Re: Input on the agenda from Sam Ruby on 2009-03-25 (www-svg@w3.org from March 2009)

From: Sam Ruby <rubys@intertwingly.net>
Date: Wed, 25 Mar 2009 01:51:41 -0400
To: Jonas Sicking <jonas@sicking.cc>
CC: Maciej Stachowiak <mjs@apple.com>, Doug Schepers <schepers@w3.org>, Ian Hickson <ian@hixie.ch>, public-html@w3.org, www-svg <www-svg@w3.org>
Message-ID: <49C9C66D.8040909@intertwingly.net>

Jonas Sicking wrote:
> On Wed, Mar 18, 2009 at 1:24 AM, Jonas Sicking <jonas@sicking.cc> wrote:
>> On Mon, Mar 9, 2009 at 5:15 PM, Sam Ruby <rubys@intertwingly.net> wrote:
>>> Jonas Sicking wrote:
>>>> Personally I would like to see something that is even more HTMLy than
>>>> Hixies current proposal. I don't like at all that we have to use a
>>>> different tokenizer in "HTML mode" and in "foreign content mode". This
>>>> is both confusing to web developers and painful for end users (as
>>>> performance and code complexity suffers).
>>> Do you (or Henri) have a concrete proposal to offer?
>> The cases where I can see that the parser state is affecting the
>> tokenizer state is the following:
>>
>> CDATA handling. <![CDATA[]]> is currently only allowed in foreign
>> content. It would be great if we could allow <![CDATA[]]> consistently
>> throughout the markup.

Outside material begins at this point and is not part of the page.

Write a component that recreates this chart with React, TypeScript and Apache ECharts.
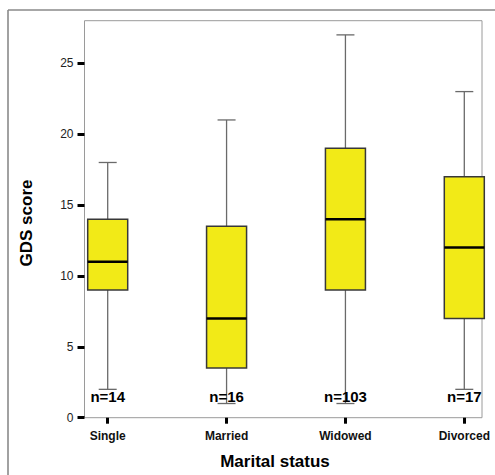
import React, { useEffect, useRef } from "react";
import * as echarts from "echarts";

const categories = ["Single", "Married", "Widowed", "Divorced"];
// [low whisker, Q1, median, Q3, high whisker]
const lowValues = [2, 1, 1, 2];
const q1Values = [9, 3.5, 9, 7];
const medianValues = [11, 7, 14, 12];
const q3Values = [14, 13.5, 19, 17];
const highValues = [18, 21, 27, 23];
const nCounts = [14, 16, 103, 17];
const yTicks = [0, 5, 10, 15, 20, 25];

const W = 495;
const H = 475;
const PLOT_LEFT = 84.5;
const PLOT_RIGHT = 482;
const PLOT_TOP = 20.7;
const PLOT_BOTTOM = 417.7;
const CAT_FIRST = 107.7;
const CAT_LAST = 464.3;
const FONT = "'Liberation Sans', Arial, Helvetica, sans-serif";

export default function App() {
  const ref = useRef<HTMLDivElement>(null);

  useEffect(() => {
    if (!ref.current) return;
    const chart = echarts.init(ref.current, undefined, { renderer: "svg" });

    const data = categories.map((_, i) => [
      i,
      lowValues[i],
      q1Values[i],
      medianValues[i],
      q3Values[i],
      highValues[i],
      nCounts[i],
    ]);

    const renderItem = (params: any, api: any) => {
      const idx = api.value(0);
      const low = api.coord([idx, api.value(1)]);
      const q1 = api.coord([idx, api.value(2)]);
      const med = api.coord([idx, api.value(3)]);
      const q3 = api.coord([idx, api.value(4)]);
      const high = api.coord([idx, api.value(5)]);
      const zero = api.coord([idx, 0]);
      const n = api.value(6);
      const x = low[0];
      const bw = 40;
      const cw = 18;
      const whiskerStyle = { stroke: "#6a6a6a", lineWidth: 1.3 };
      return {
        type: "group",
        children: [
          { type: "line", shape: { x1: x, y1: q3[1], x2: x, y2: high[1] }, style: whiskerStyle },
          { type: "line", shape: { x1: x - cw / 2, y1: high[1], x2: x + cw / 2, y2: high[1] }, style: whiskerStyle },
          { type: "line", shape: { x1: x, y1: q1[1], x2: x, y2: low[1] }, style: whiskerStyle },
          { type: "line", shape: { x1: x - cw / 2, y1: low[1], x2: x + cw / 2, y2: low[1] }, style: whiskerStyle },
          {
            type: "rect",
            shape: { x: x - bw / 2, y: q3[1], width: bw, height: q1[1] - q3[1] },
            style: { fill: "#f2ea17", stroke: "#383838", lineWidth: 1.5 },
          },
          {
            type: "line",
            shape: { x1: x - bw / 2, y1: med[1], x2: x + bw / 2, y2: med[1] },
            style: { stroke: "#000", lineWidth: 2.6 },
          },
          {
            type: "text",
            x: x,
            y: zero[1] - 21,
            style: {
              text: "n=" + n,
              fill: "#000",
              font: "bold 15px " + FONT,
              textAlign: "center",
              textVerticalAlign: "middle",
            },
          },
        ],
      };
    };

    chart.setOption({
      animation: false,
      backgroundColor: "#fff",
      grid: {
        left: CAT_FIRST,
        right: W - CAT_LAST,
        top: PLOT_TOP,
        bottom: H - PLOT_BOTTOM,
        containLabel: false,
      },
      xAxis: {
        type: "category",
        data: categories,
        boundaryGap: false,
        axisLine: { show: false },
        axisTick: { show: true, length: 6, lineStyle: { color: "#000", width: 3 } },
        axisLabel: {
          margin: 12,
          color: "#111",
          fontSize: 12,
          fontWeight: "bold",
          fontFamily: FONT,
        },
        splitLine: { show: false },
      },
      yAxis: {
        type: "value",
        min: 0,
        max: 28,
        interval: 5,
        offset: CAT_FIRST - PLOT_LEFT,
        axisLine: { show: false },
        axisTick: {
          show: true,
          length: 7,
          customValues: yTicks,
          lineStyle: { color: "#000", width: 3 },
        },
        axisLabel: {
          margin: 11,
          color: "#222",
          fontSize: 12,
          fontFamily: FONT,
          customValues: yTicks,
        },
        splitLine: { show: false },
      },
      graphic: [
        {
          type: "line",
          shape: { x1: 8, y1: 10, x2: W, y2: 10 },
          style: { stroke: "#8a8a8a", lineWidth: 1.6 },
        },
        {
          type: "line",
          shape: { x1: 8, y1: 10, x2: 8, y2: H },
          style: { stroke: "#8a8a8a", lineWidth: 1.6 },
        },
        {
          type: "rect",
          shape: {
            x: PLOT_LEFT,
            y: PLOT_TOP,
            width: PLOT_RIGHT - PLOT_LEFT,
            height: PLOT_BOTTOM - PLOT_TOP,
          },
          style: { fill: "none", stroke: "#9a9a9a", lineWidth: 1 },
          z: -1,
        },
        {
          type: "text",
          x: 26,
          y: 223,
          rotation: Math.PI / 2,
          style: {
            text: "GDS score",
            fill: "#000",
            font: "bold 17px " + FONT,
            textAlign: "center",
            textVerticalAlign: "middle",
          },
        },
        {
          type: "text",
          x: 275,
          y: 461.5,
          style: {
            text: "Marital status",
            fill: "#000",
            font: "bold 17px " + FONT,
            textAlign: "center",
            textVerticalAlign: "middle",
          },
        },
      ],
      series: [
        {
          type: "custom",
          renderItem,
          data,
          encode: { x: 0, y: [1, 2, 3, 4, 5] },
          z: 5,
        },
      ],
    });

    return () => chart.dispose();
  }, []);

  return (
    <div
      ref={ref}
      style={{ position: "fixed", left: 0, top: 0, width: W, height: H }}
    />
  );
}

It sounds like Opera has done some
>> experimentation in this area.
>>
>> In HTML mode, there are a set of elements that change the tokenizers
>> 'content model flag':
>> The following elements switch the tokenizer to CDATA state: noscript,
>> noframes, style, xmp, iframe, script
>> The following elements switch the tokenizer to RCDATA state: title, textarea
>> The following elements switch the tokenizer to PLAINTEXT state: plaintext
>>
>> It would be great if we could allow the same set of tags to affect the
>> parser the same way in both HTML mode and in foreign content mode. The
>> only two tags that seem troublesome here is <script> and <style>. It
>> sounds like it might possibly might be agreement that it would be
>> possible to parse <script> as CDATA, which would leave <style> as the
>> only remaining controversial tag.
>>
>> If we made these changes I think there would be some optimizations
>> that we could do on the implementation side. However more importantly,
>> I think the consistency would be much appreciated by authors.
> 
> Just realized there was one more thing that I forgot about.
> 
> This isn't a case where the tokenizer is directly dependent on the
> parser, however it's nonetheless a case that I think will be confusing
> for authors.
> 
> Currently in foregin content mode, the 'empty XML element' syntax is
> supported. So you can write
> 
> <circle x="42" y="4711" />
> 
> This is IMHO a good thing. However this syntax does not work in HTML
> mode. So for example
> 
> <div id="output" />
> 
> does not create an empty div, but is rather treated as a start tag.
> 
> This would be an easy problem to solve if it wasn't for web
> compatibility concerns. However I'd still like to explore what could
> be done in this area. For example of there is a short list of tags for
> which we wouldn't support the empty element syntax, or if we could
> make empty-element syntax only work in standards mode (I'm not exited
> about either option).

I'm actually OK with this being the list of always empty tags, as is
reflected in the current spec.  <br></br> is an extreme case of one you
couldn't fix if you wanted to, and <script src=""/> is an example of one
that would be really nice if it could be fixed, but alas it can't either.

> / Jonas

- Sam Ruby

Received on Wednesday, 25 March 2009 05:52:35 UTC